What is PROM?

Premature rupture of membranes (PROM) is the breaking open of the bag of waters surrounding the baby, the amniotic sac, before labor begins. If PROM occurs before 37 weeks of pregnancy, it is called preterm premature rupture of membranes (PPROM).  With few exceptions, once the membrane ruptures a woman usually delivers her baby within one week.

In a full-term pregnancy, membranes rupture because their strength has weakened over time and the force of contractions becomes too difficult to withstand.  Before term, however, membranes can rupture for some reasons we understand and for other reasons we still haven’t grasped.  Some contributing factors to PPROM are previous preterm birth, sexually transmitted infections, vaginal bleeding, and smoking cigarettes.   That’s right, smoking cigarettes has been linked to PPROM.  So here is another good reason to quit. Women in a lower socioeconomic setting may be at higher risk for PPROM if they receive late or no prenatal care.
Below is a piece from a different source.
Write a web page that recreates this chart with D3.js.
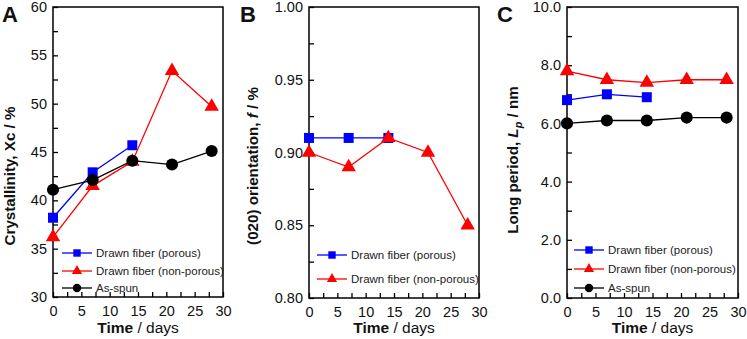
<html>
<head>
<script src="https://cdn.jsdelivr.net/npm/d3@7"></script>
<style>
  body { margin: 0; background: #fff; }
  text { font-family: "Liberation Sans", Arial, sans-serif; }
</style>
</head>
<body>
<div id="chart"></div>
<script>
// data
const days = [0, 7, 14, 21, 28];
const daysPorous = [0, 7, 14];

const xcPorous = [38.2, 42.9, 45.7];
const xcNonPorous = [36.2, 41.5, 44.0, 53.4, 49.7];
const xcAsSpun = [41.1, 42.1, 44.1, 43.7, 45.1];

const fPorous = [0.91, 0.91, 0.91];
const fNonPorous = [0.90, 0.89, 0.91, 0.90, 0.85];

const lpPorous = [6.8, 7.0, 6.9];
const lpNonPorous = [7.8, 7.5, 7.4, 7.5, 7.5];
const lpAsSpun = [6.0, 6.1, 6.1, 6.2, 6.2];

const xTicks = [0, 5, 10, 15, 20, 25, 30];
const legendNames = ["Drawn fiber (porous)", "Drawn fiber (non-porous)", "As-spun"];

const BLUE = "#0000ff", RED = "#ff0000", BLACK = "#000000";

let svg = d3.select("#chart").append("svg")
  .attr("width", 747).attr("height", 339);

let panels = [
  {
    letter: "A", lx: 2, left: 53, right: 223, top: 7, bottom: 297,
    yDomain: [30, 60], yMajor: d3.range(30, 61, 5), yMinor: d3.range(30, 60.1, 2.5),
    yFmt: d3.format("d"), labelX: 15, labelY: 176,
    label: [["Crystallinity, Xc /  %", "normal"]],
    series: [
      { x: daysPorous, y: xcPorous, color: BLUE, shape: "square", name: legendNames[0] },
      { x: days, y: xcNonPorous, color: RED, shape: "triangle", name: legendNames[1] },
      { x: days, y: xcAsSpun, color: BLACK, shape: "circle", name: legendNames[2] }
    ],
    legX: 62, legY: [253, 271, 288]
  },
  {
    letter: "B", lx: 240, left: 309, right: 479, top: 7, bottom: 298,
    yDomain: [0.8, 1.0], yMajor: [0.80, 0.85, 0.90, 0.95, 1.00], yMinor: d3.range(0, 9).map(i => 0.8 + i * 0.025),
    yFmt: d3.format(".2f"), labelX: 258, labelY: 166,
    label: [["(020) orientation, ", "normal"], ["f", "italic"], [" /  %", "normal"]],
    series: [
      { x: daysPorous, y: fPorous, color: BLUE, shape: "square", name: legendNames[0] },
      { x: days, y: fNonPorous, color: RED, shape: "triangle", name: legendNames[1] }
    ],
    legX: 317, legY: [255, 279]
  },
  {
    letter: "C", lx: 497, left: 567, right: 738, top: 7, bottom: 298,
    yDomain: [0, 10], yMajor: [0, 2, 4, 6, 8, 10], yMinor: d3.range(0, 11, 1),
    yFmt: d3.format(".1f"), labelX: 518, labelY: 160,
    label: [["Long period, ", "normal"], ["L", "italic"], ["p", "sub"], [" /   nm", "normal"]],
    series: [
      { x: daysPorous, y: lpPorous, color: BLUE, shape: "square", name: legendNames[0] },
      { x: days, y: lpNonPorous, color: RED, shape: "triangle", name: legendNames[1] },
      { x: days, y: lpAsSpun, color: BLACK, shape: "circle", name: legendNames[2] }
    ],
    legX: 574, legY: [250, 269, 288]
  }
];

function symbolFor(shape, size) {
  let t = shape === "square" ? d3.symbolSquare : shape === "triangle" ? d3.symbolTriangle : d3.symbolCircle;
  return d3.symbol().type(t).size(size)();
}
const markSize = { square: 100, triangle: 90, circle: 115 };

panels.forEach(function (p) {
  let x = d3.scaleLinear().domain([0, 30]).range([p.left, p.right]);
  let y = d3.scaleLinear().domain(p.yDomain).range([p.bottom, p.top]);
  let g = svg.append("g");

  // frame
  g.append("rect")
    .attr("x", p.left).attr("y", p.top)
    .attr("width", p.right - p.left).attr("height", p.bottom - p.top)
    .attr("fill", "none").attr("stroke", "#000").attr("stroke-width", 1.5);

  // x axis
  let xAxis = g.append("g").attr("transform", "translate(0," + p.bottom + ")")
    .call(d3.axisBottom(x).tickValues(d3.range(0, 30.1, 2.5)).tickSize(-5).tickFormat(""));
  xAxis.select(".domain").remove();
  let xLab = g.append("g").attr("transform", "translate(0," + p.bottom + ")")
    .call(d3.axisBottom(x).tickValues(xTicks).tickSize(0).tickPadding(9));
  xLab.select(".domain").remove();
  xLab.selectAll("text").attr("font-size", 14.5).attr("fill", "#111")
    .style("font-family", "'Liberation Sans', Arial, sans-serif");

  // y axis
  let yAxis = g.append("g").attr("transform", "translate(" + p.left + ",0)")
    .call(d3.axisLeft(y).tickValues(p.yMinor).tickSize(-5).tickFormat(""));
  yAxis.select(".domain").remove();
  let yLab = g.append("g").attr("transform", "translate(" + p.left + ",0)")
    .call(d3.axisLeft(y).tickValues(p.yMajor).tickSize(0).tickPadding(6).tickFormat(p.yFmt));
  yLab.select(".domain").remove();
  yLab.selectAll("text").attr("font-size", 14.5).attr("fill", "#111")
    .style("font-family", "'Liberation Sans', Arial, sans-serif");
  g.selectAll(".tick line").attr("stroke-width", 1.3);

  // x title
  let xt = g.append("text")
    .attr("x", (p.left + p.right) / 2).attr("y", 333)
    .attr("text-anchor", "middle").attr("font-size", 15.5).attr("fill", "#111");
  xt.append("tspan").attr("font-weight", "bold").text("Time");
  xt.append("tspan").text(" / days");

  // y title
  let yt = g.append("text")
    .attr("transform", "translate(" + p.labelX + "," + p.labelY + ") rotate(-90)")
    .attr("text-anchor", "middle").attr("font-size", 15.2)
    .attr("font-weight", "bold").attr("fill", "#111");
  p.label.forEach(function (part) {
    let ts = yt.append("tspan").text(part[0]);
    if (part[1] === "italic") ts.attr("font-style", "italic");
    if (part[1] === "sub") ts.attr("font-style", "italic").attr("font-size", 11).attr("dy", 4);
    if (part[1] === "normal" && part[0].startsWith(" /")) ts.attr("dy", p.letter === "C" ? -4 : 0);
  });

  // panel letter
  g.append("text").attr("x", p.lx).attr("y", 22)
    .attr("font-size", 22).attr("font-weight", "bold").attr("fill", "#111").text(p.letter);

  // series
  let line = d3.line().x(d => x(d[0])).y(d => y(d[1]));
  p.series.forEach(function (s) {
    let pts = s.x.map((d, i) => [d, s.y[i]]);
    g.append("path").datum(pts).attr("d", line)
      .attr("fill", "none").attr("stroke", s.color).attr("stroke-width", 1.3);
    g.selectAll(null).data(pts).enter().append("path")
      .attr("transform", d => "translate(" + x(d[0]) + "," + y(d[1]) + ")")
      .attr("d", symbolFor(s.shape, markSize[s.shape]))
      .attr("fill", s.color);
  });

  // legend
  p.series.forEach(function (s, i) {
    let ly = p.legY[i];
    g.append("line").attr("x1", p.legX).attr("x2", p.legX + 30)
      .attr("y1", ly).attr("y2", ly).attr("stroke", s.color).attr("stroke-width", 1.3);
    g.append("path").attr("transform", "translate(" + (p.legX + 15) + "," + ly + ")")
      .attr("d", symbolFor(s.shape, s.shape === "triangle" ? 45 : 55)).attr("fill", s.color);
    g.append("text").attr("x", p.legX + 34).attr("y", ly + 4)
      .attr("font-size", 11.5).attr("fill", "#222").text(s.name);
  });
});
</script>
</body>
</html>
Preterm PROM is not only dangerous for the baby who will be born premature, but it can also pose a serious threat to the mom because it increases her risk of infection.  Chorioamnionitis is a uterine infection that can cause a high fever, uterine pain and rapid pulse and it is important to receive treatment to avoid this.

The most common signs of PROM are a gush of water from the vagina or steady leaking, a constant wetness in your underwear no matter how many times you change it.  If you experience any symptoms, check in with your doc or midwife right away.  They can analyze the fluid, check your cervix, even do an ultrasound to see if something is going on.